The demands to physically produce vast volumes of news, in the thinnest definition of that word, forces journalists to act more robotically, to appropriate others’ work in a fashion most any high school teacher would label plagiarism, to work extended shifts, to remain tethered via email and text to the relentless news machine, to grind audience-submitted content into a fungible hash that can be fed back to those same readers with camera phones. Those readers and viewers thereby feel they’re participating in journalism — and thereby supporting democracy — when often they’re just being led back to their own tails. Yet in at least one sense, the audience has genuinely usurped the journalists’ traditional role. Social media, Digg and other platforms for sharing have given the audience the power to decide what’s most important.

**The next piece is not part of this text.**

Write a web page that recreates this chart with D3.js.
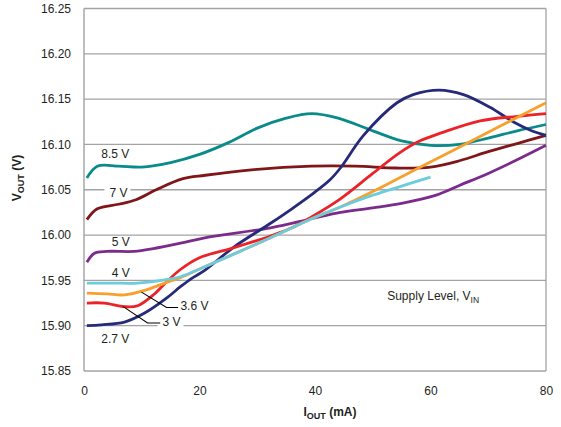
<!DOCTYPE html>
<html>
<head>
<meta charset="utf-8">
<script src="https://cdn.jsdelivr.net/npm/d3@7"></script>
<style>
  body { margin: 0; background: #fff; }
  svg { font-family: Arial, "Liberation Sans", sans-serif; }
</style>
</head>
<body>
<svg id="chart"></svg>
<script>
// supply levels and their curves, [I_OUT mA, V_OUT V]
const supplyLevels = ["8.5 V", "7 V", "5 V", "4 V", "3.6 V", "3 V", "2.7 V"];

const vin85 = [[0.5,16.063],[2.3,16.076],[6,16.076],[10,16.075],[15,16.080],[20,16.089],[25,16.102],[30,16.118],[35,16.129],[39.4,16.134],[44,16.129],[50,16.115],[55,16.104],[60,16.099],[65,16.100],[70,16.107],[75,16.115],[80,16.122]];
const vin7 = [[0.5,16.017],[2.3,16.029],[6,16.034],[9,16.039],[12.5,16.050],[17,16.062],[21,16.066],[29,16.072],[39.4,16.076],[47,16.076],[54,16.074],[60,16.075],[65,16.082],[70,16.092],[75,16.101],[80,16.110]];
const vin5 = [[0.5,15.970],[1.8,15.980],[4,15.982],[8.7,15.982],[12,15.985],[16.7,15.991],[20.9,15.997],[32.3,16.008],[39.4,16.018],[44.4,16.025],[50,16.030],[55,16.035],[61,16.044],[65.1,16.055],[70,16.068],[75,16.083],[80,16.099]];
const vin4 = [[0.5,15.947],[5,15.947],[9.3,15.947],[13.4,15.950],[16.7,15.954],[20.9,15.965],[27,15.982],[32.3,15.997],[39.4,16.018],[44.4,16.031],[50,16.044],[55,16.054],[60,16.064]];
const vin36 = [[0.5,15.936],[4,15.935],[7,15.934],[10.5,15.939],[14.4,15.948],[16.7,15.953],[20.9,15.965],[27,15.982],[32.3,15.997],[39.4,16.018],[44.4,16.031],[50,16.048],[57,16.071],[65,16.097],[72,16.120],[80,16.146]];
const vin3 = [[0.5,15.925],[3.5,15.925],[7,15.921],[9.3,15.922],[12.2,15.935],[14.4,15.949],[16.7,15.962],[20,15.975],[25.4,15.985],[32.3,15.999],[36,16.008],[39.4,16.020],[44.4,16.040],[50,16.068],[54.7,16.091],[58.2,16.104],[62,16.113],[68.6,16.126],[75,16.131],[80,16.134]];
const vin27 = [[0.5,15.900],[3,15.901],[7,15.904],[10.5,15.914],[14.4,15.931],[16.7,15.943],[18.6,15.952],[20.9,15.961],[26,15.987],[32.3,16.013],[36,16.029],[39.7,16.046],[42.6,16.061],[44.4,16.074],[48.4,16.110],[54.2,16.146],[57,16.155],[61.5,16.160],[65.7,16.155],[70.3,16.141],[74.3,16.125],[77.2,16.116],[80,16.110]];

const xTicks = [0, 20, 40, 60, 80];
const yTicks = [15.85, 15.90, 15.95, 16.00, 16.05, 16.10, 16.15, 16.20, 16.25];

// label anchors in data units: [text, mA, V]
const curveLabels = [["8.5 V",3.0,16.085],["7 V",4.4,16.042],["5 V",4.8,15.988],["4 V",4.8,15.954],["3.6 V",16.7,15.917],["3 V",13.6,15.900],["2.7 V",3.0,15.881]];
const leader36 = [[9.95,15.937],[14.3,15.920],[16.3,15.920]];
const leader3 = [[6.8,15.921],[11.0,15.903],[13.2,15.903]];

const colors = ["#0b8a8a", "#7f1719", "#7b2b8b", "#6ccbdc", "#f7a02c", "#ec2229", "#272a79"];
const series = [vin85, vin7, vin5, vin4, vin36, vin3, vin27];
const drawOrder = [0, 1, 2, 6, 5, 4, 3];

const width = 561, height = 427;
const margin = {top: 8.5, right: 15, bottom: 56, left: 84};

const svg = d3.select("#chart").attr("width", width).attr("height", height);

const x = d3.scaleLinear().domain([0, 80]).range([margin.left, width - margin.right]);
const y = d3.scaleLinear().domain([15.85, 16.25]).range([height - margin.bottom, margin.top]);

// gridlines
svg.append("g")
  .selectAll("line")
  .data(yTicks)
  .join("line")
  .attr("x1", margin.left).attr("x2", width - margin.right)
  .attr("y1", d => y(d)).attr("y2", d => y(d))
  .attr("stroke", "#a3a3a3").attr("stroke-width", 1.3);

// frame sides
svg.append("line")
  .attr("x1", x(0)).attr("x2", x(0)).attr("y1", y(16.25)).attr("y2", y(15.85))
  .attr("stroke", "#9a9a9a").attr("stroke-width", 1.3);
svg.append("line")
  .attr("x1", x(80)).attr("x2", x(80)).attr("y1", y(16.25)).attr("y2", y(15.85))
  .attr("stroke", "#a3a3a3").attr("stroke-width", 1.3);

// tick labels via d3 axes, domain & ticks hidden
const yAxis = svg.append("g")
  .attr("transform", `translate(${margin.left - 10},0)`)
  .call(d3.axisLeft(y).tickValues(yTicks).tickFormat(d3.format(".2f")).tickSize(0));
const xAxis = svg.append("g")
  .attr("transform", `translate(0,${height - margin.bottom + 12})`)
  .call(d3.axisBottom(x).tickValues(xTicks).tickSize(0));
[yAxis, xAxis].forEach(a => {
  a.select(".domain").remove();
  a.selectAll("text").attr("font-size", 12).attr("fill", "#231f20")
    .style("font-family", "Arial, 'Liberation Sans', sans-serif");
});
yAxis.selectAll("text").attr("dx", 0);

const labelG = svg.append("g");

const line = d3.line()
  .x(d => x(d[0]))
  .y(d => y(d[1]))
  .curve(d3.curveCatmullRom.alpha(0.5));

const lineG = svg.append("g");
drawOrder.forEach(i => {
  lineG.append("path")
    .attr("d", line(series[i]))
    .attr("fill", "none")
    .attr("stroke", colors[i])
    .attr("stroke-width", 2.8)
    .attr("stroke-linejoin", "round")
    .attr("stroke-linecap", "butt");
});

// curve labels, white box where they sit on a gridline
curveLabels.forEach(([t, lx, ly]) => {
  const txt = labelG.append("text")
    .attr("x", x(lx)).attr("y", y(ly))
    .attr("font-size", 12).attr("fill", "#231f20")
    .text(t);
  if (t === "7 V" || t === "3 V") {
    const b = txt.node().getBBox();
    labelG.insert("rect", "text")
      .attr("x", b.x - 5).attr("y", b.y)
      .attr("width", b.width + 8).attr("height", b.height)
      .attr("fill", "#fff");
  }
});
labelG.raise();

const leader = d3.line().x(d => x(d[0])).y(d => y(d[1]));
[leader36, leader3].forEach(l => {
  svg.append("path")
    .attr("d", leader(l))
    .attr("fill", "none")
    .attr("stroke", "#000")
    .attr("stroke-width", 1.1);
});

// legend note
const note = svg.append("text")
  .attr("x", x(52.5)).attr("y", y(15.928))
  .attr("font-size", 12).attr("fill", "#231f20");
note.append("tspan").text("Supply Level, V");
note.append("tspan").attr("font-size", 8.5).attr("dy", 3).text("IN");

// axis titles
const xt = svg.append("text")
  .attr("x", 330).attr("y", 416)
  .attr("text-anchor", "middle")
  .attr("font-size", 12).attr("font-weight", "bold").attr("fill", "#231f20");
xt.append("tspan").text("I");
xt.append("tspan").attr("font-size", 9).attr("dy", 3).text("OUT");
xt.append("tspan").attr("dy", -3).text(" (mA)");

const yt = svg.append("text")
  .attr("transform", "translate(21,178) rotate(-90)")
  .attr("text-anchor", "middle")
  .attr("font-size", 12).attr("font-weight", "bold").attr("fill", "#231f20");
yt.append("tspan").text("V");
yt.append("tspan").attr("font-size", 9).attr("dy", 3).text("OUT");
yt.append("tspan").attr("dy", -3).text(" (V)");
</script>
</body>
</html>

The journalist’s agency is in tatters.
“Ethical behaviour relies on the individual feeling able to act well of their own accord,” Phillips writes. “In this atmosphere there is little room for acting autonomously.” Her solutions are seemingly simple enough. “Space and time, accuracy and sincerity — these are the things that will reconnect journalism with its audience and rebuild the trust that has been lost,” she writes. While it sounds unpalatable to North Americans, the authors’ advocate most strongly for adopting a model similar to some northern European countries in which the governments subsidize newspapers. In Sweden, for instance, “where the second newspaper in every town is subsidized,” newspaper circulations actually increased between 2000 and 2006. The option, as the authors see it, may be between public subsidy and a “complete collapse of a diverse and relatively unfettered news media.”
Ultimately “Changing Journalism” can’t offer much in the way of solutions; a companion volume (“Fixing Journalism,” perhaps?) would be nice, but if anyone had those remedies, they’d be in place already. Intuitively we know many of the problems laid out here. Reading them articulated so cleanly and clearly, though, is either grossly discouraging, or a welcome acknowledgment of how much work there is to be done now.